As this work progresses,  the coaches begin to develop the game plan.  What is the game plan? It's the specific plays - actions, activities, strategies, tactics - that the team intends to use to win the next game, based on their analysis of their opponent.  

Coaches build the game plan by making assumptions about what the opponent is going to do, through careful, in-depth study of what it has done in the past in similar situations and the results of those actions.  The game plan includes those plays that a team is best at executing.  The game plan also includes plays designed specifically to exploit the opponents' weaknesses.   The plan is then broken down, player by player, position by position, so that each person on the team knows exactly what he needs to do in order for the team to execute its game plan successfully.   

If the plan is executed as designed, the team expects success and, in the end, to win the game.
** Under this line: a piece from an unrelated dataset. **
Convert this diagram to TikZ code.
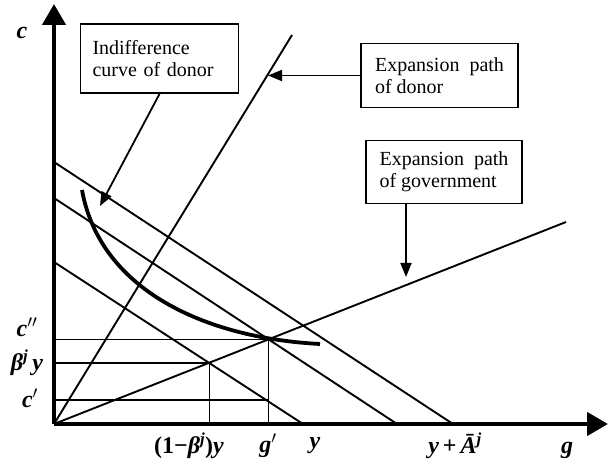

Sound familiar?

Here's the key lesson:  The plan, however, is exactly that - it's a plan.   No matter how much time and effort the team spends preparing the plan for Saturday's or Sunday's game, the best are willing to throw the plan away if they get into the game and find out the plan isn't working.  

Sometimes, the plan doesn't work because the opponent doesn't do what was expected.  Sometimes, the designed plays aren't working the way they were designed, either from poor design, lack of execution, or unexpected responses from the opposition.  Whatever the reason, a team can't stick with a game plan that isn't working.  That's a recipe for failure. 

If you're a fan, you know about "half-time adjustments"  - the changes that coaches make to their game plans at half-time, based on the results of the first half of play. My (completely unscientific) observation is that the teams that win the most games, and are the most successful overall, are those teams that do the best job of adjusting their game plan in the midst of the game.   These adjustments can be of any type, but they have one thing in common:  An assumption that the coaches made when preparing the game plan turned out false  - so the game plan has to be adjusted based on new information.

This is where I'm going to stop for today - but only after making this point crystal clear.   A plan is great as a starting point, but success in strategy execution requires much more than a good plan.  It means being willing to adjust the plan in the heat of the battle, to recognize when the plan isn't working, or when key assumptions are no longer true.  It means measuring performance against clear metrics, and changing when performance is not meeting the desired goals.  And it means recognizing that the plan is only a means to an end - the end being winning the game.  

It may have been a great plan, but if it's not working - change it.  The goal is not to stay true to the plan.  The goal is to win the game.